(Work required) Output the material beneath this task exactly, images excluded.

Records excerpted from a collection:
-----

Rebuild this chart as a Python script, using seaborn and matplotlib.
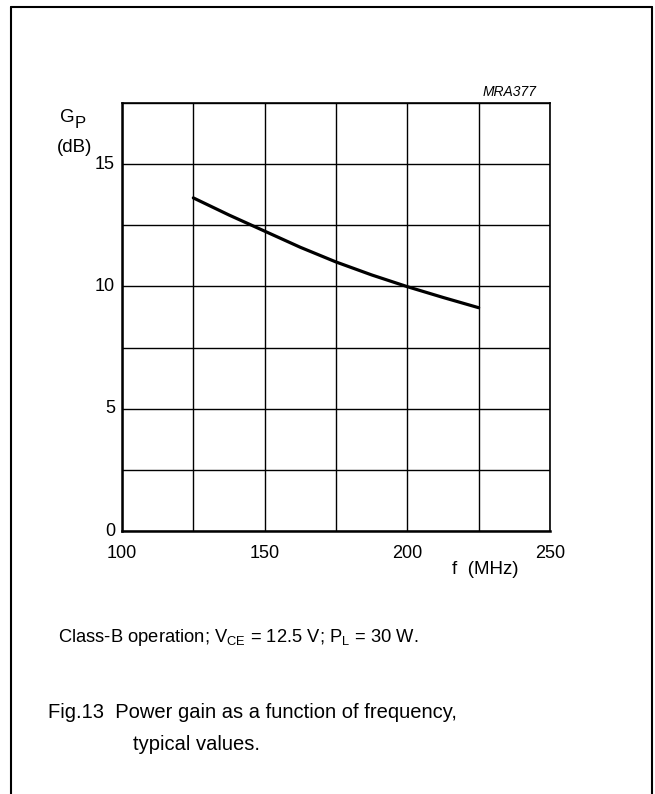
import matplotlib
matplotlib.use("Agg")
import matplotlib.pyplot as plt
import seaborn as sns
import pandas as pd
from matplotlib.lines import Line2D
from matplotlib.ticker import MultipleLocator

# ---- data ----
freq_mhz = [125, 137.5, 150, 162.5, 175, 187.5, 200, 212.5, 225]
gain_db = [13.62, 12.92, 12.26, 11.60, 11.00, 10.47, 9.99, 9.55, 9.13]
xtick_major = [100, 150, 200, 250]
ytick_major = [0, 5, 10, 15]

sns.set_theme(style="white")
plt.rcParams['font.family'] = ['Liberation Sans', 'DejaVu Sans']
plt.rcParams['mathtext.fontset'] = 'custom'
plt.rcParams['mathtext.rm'] = 'Liberation Sans'
plt.rcParams['mathtext.it'] = 'Liberation Sans:italic'
plt.rcParams['text.color'] = 'black'
plt.rcParams['xtick.color'] = 'black'
plt.rcParams['ytick.color'] = 'black'
plt.rcParams['axes.labelcolor'] = 'black'

W, H = 655, 794
fig = plt.figure(figsize=(W / 100, H / 100), dpi=100)
fig.patch.set_facecolor('white')

def fx(px):
    return px / W

def fy(py):
    return 1 - py / H

left, right, top, bottom = 122, 550, 103, 531
ax = fig.add_axes([fx(left), fy(bottom), fx(right - left), (bottom - top) / H])

df = pd.DataFrame({"f": freq_mhz, "G": gain_db})
sns.lineplot(data=df, x="f", y="G", ax=ax, color="black", linewidth=2.3)

ax.set_xlim(100, 250)
ax.set_ylim(0, 17.5)
ax.xaxis.set_major_locator(plt.FixedLocator(xtick_major))
ax.xaxis.set_minor_locator(MultipleLocator(25))
ax.yaxis.set_major_locator(plt.FixedLocator(ytick_major))
ax.yaxis.set_minor_locator(MultipleLocator(2.5))
ax.grid(True, which='both', color='black', linewidth=1.0)
ax.set_axisbelow(True)
ax.set_xlabel("")
ax.set_ylabel("")

ax.tick_params(axis='x', which='both', length=0, pad=10, labelsize=13, colors='black')
ax.tick_params(axis='y', which='major', direction='in', length=6, width=1.8,
               pad=5, labelsize=13, colors='black')
ax.tick_params(axis='y', which='minor', length=0)
for lab in ax.get_yticklabels():
    lab.set_verticalalignment('center')

for side in ['left', 'bottom']:
    ax.spines[side].set_linewidth(1.8)
    ax.spines[side].set_color('black')
for side in ['top', 'right']:
    ax.spines[side].set_linewidth(1.2)
    ax.spines[side].set_color('black')

# axis labels
fig.text(fx(75), fy(118), "G", ha='right', va='center', fontsize=13.5)
fig.text(fx(75), fy(123), "P", ha='left', va='center', fontsize=12)
fig.text(fx(75), fy(147), "(dB)", ha='center', va='center', fontsize=13.5)
fig.text(fx(485), fy(569), "f  (MHz)", ha='center', va='center', fontsize=13.5)
fig.text(fx(537), fy(92), "MRA377", ha='right', va='center', fontsize=10, style='italic')

# notes
fig.text(fx(58), fy(637), r"Class-B operation; V$_{\mathrm{CE}}$ = 12.5 V; P$_{\mathrm{L}}$ = 30 W.",
         ha='left', va='center', fontsize=13.2)
fig.text(fx(48), fy(713), "Fig.13  Power gain as a function of frequency,",
         ha='left', va='center', fontsize=14.5)
fig.text(fx(133), fy(744), "typical values.", ha='left', va='center', fontsize=14.5)

# frame border
bx0, bx1, by0 = 11, 652, 7
fig.add_artist(Line2D([fx(bx0), fx(bx0)], [fy(by0), 0], color='black', linewidth=1.5,
                      transform=fig.transFigure))
fig.add_artist(Line2D([fx(bx0), fx(bx1)], [fy(by0), fy(by0)], color='black', linewidth=1.5,
                      transform=fig.transFigure))
fig.add_artist(Line2D([fx(bx1), fx(bx1)], [fy(by0), 0], color='black', linewidth=1.5,
                      transform=fig.transFigure))

fig.savefig("out.png", dpi=100)
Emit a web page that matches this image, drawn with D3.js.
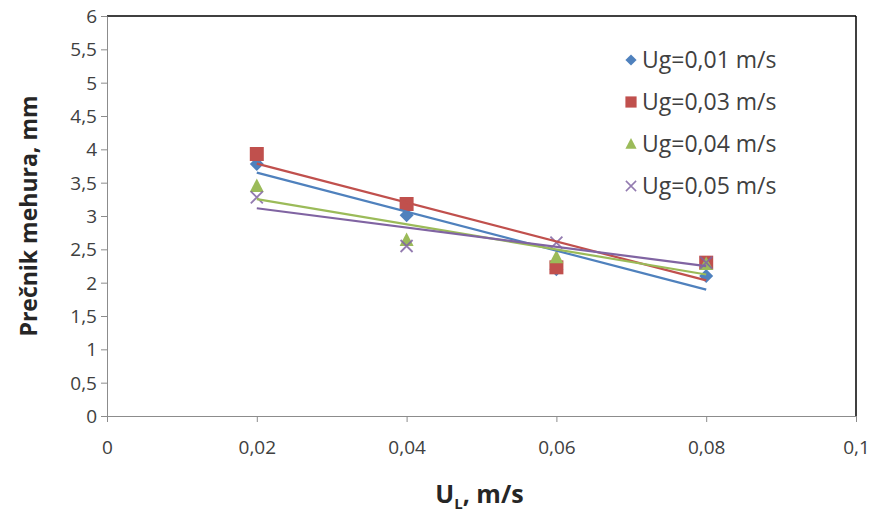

-----

(Full answer)
Rebuild this chart as a Python script, using seaborn and matplotlib.
import matplotlib
matplotlib.use("Agg")
import matplotlib.pyplot as plt
import seaborn as sns
import pandas as pd
from matplotlib.lines import Line2D
from matplotlib.ticker import MultipleLocator

# ---- data ----
freq_mhz = [125, 137.5, 150, 162.5, 175, 187.5, 200, 212.5, 225]
gain_db = [13.62, 12.92, 12.26, 11.60, 11.00, 10.47, 9.99, 9.55, 9.13]
xtick_major = [100, 150, 200, 250]
ytick_major = [0, 5, 10, 15]

sns.set_theme(style="white")
plt.rcParams['font.family'] = ['Liberation Sans', 'DejaVu Sans']
plt.rcParams['mathtext.fontset'] = 'custom'
plt.rcParams['mathtext.rm'] = 'Liberation Sans'
plt.rcParams['mathtext.it'] = 'Liberation Sans:italic'
plt.rcParams['text.color'] = 'black'
plt.rcParams['xtick.color'] = 'black'
plt.rcParams['ytick.color'] = 'black'
plt.rcParams['axes.labelcolor'] = 'black'

W, H = 655, 794
fig = plt.figure(figsize=(W / 100, H / 100), dpi=100)
fig.patch.set_facecolor('white')

def fx(px):
    return px / W

def fy(py):
    return 1 - py / H

left, right, top, bottom = 122, 550, 103, 531
ax = fig.add_axes([fx(left), fy(bottom), fx(right - left), (bottom - top) / H])

df = pd.DataFrame({"f": freq_mhz, "G": gain_db})
sns.lineplot(data=df, x="f", y="G", ax=ax, color="black", linewidth=2.3)

ax.set_xlim(100, 250)
ax.set_ylim(0, 17.5)
ax.xaxis.set_major_locator(plt.FixedLocator(xtick_major))
ax.xaxis.set_minor_locator(MultipleLocator(25))
ax.yaxis.set_major_locator(plt.FixedLocator(ytick_major))
ax.yaxis.set_minor_locator(MultipleLocator(2.5))
ax.grid(True, which='both', color='black', linewidth=1.0)
ax.set_axisbelow(True)
ax.set_xlabel("")
ax.set_ylabel("")

ax.tick_params(axis='x', which='both', length=0, pad=10, labelsize=13, colors='black')
ax.tick_params(axis='y', which='major', direction='in', length=6, width=1.8,
               pad=5, labelsize=13, colors='black')
ax.tick_params(axis='y', which='minor', length=0)
for lab in ax.get_yticklabels():
    lab.set_verticalalignment('center')

for side in ['left', 'bottom']:
    ax.spines[side].set_linewidth(1.8)
    ax.spines[side].set_color('black')
for side in ['top', 'right']:
    ax.spines[side].set_linewidth(1.2)
    ax.spines[side].set_color('black')

# axis labels
fig.text(fx(75), fy(118), "G", ha='right', va='center', fontsize=13.5)
fig.text(fx(75), fy(123), "P", ha='left', va='center', fontsize=12)
fig.text(fx(75), fy(147), "(dB)", ha='center', va='center', fontsize=13.5)
fig.text(fx(485), fy(569), "f  (MHz)", ha='center', va='center', fontsize=13.5)
fig.text(fx(537), fy(92), "MRA377", ha='right', va='center', fontsize=10, style='italic')

# notes
fig.text(fx(58), fy(637), r"Class-B operation; V$_{\mathrm{CE}}$ = 12.5 V; P$_{\mathrm{L}}$ = 30 W.",
         ha='left', va='center', fontsize=13.2)
fig.text(fx(48), fy(713), "Fig.13  Power gain as a function of frequency,",
         ha='left', va='center', fontsize=14.5)
fig.text(fx(133), fy(744), "typical values.", ha='left', va='center', fontsize=14.5)

# frame border
bx0, bx1, by0 = 11, 652, 7
fig.add_artist(Line2D([fx(bx0), fx(bx0)], [fy(by0), 0], color='black', linewidth=1.5,
                      transform=fig.transFigure))
fig.add_artist(Line2D([fx(bx0), fx(bx1)], [fy(by0), fy(by0)], color='black', linewidth=1.5,
                      transform=fig.transFigure))
fig.add_artist(Line2D([fx(bx1), fx(bx1)], [fy(by0), 0], color='black', linewidth=1.5,
                      transform=fig.transFigure))

fig.savefig("out.png", dpi=100)
Emit a web page that matches this image, drawn with D3.js.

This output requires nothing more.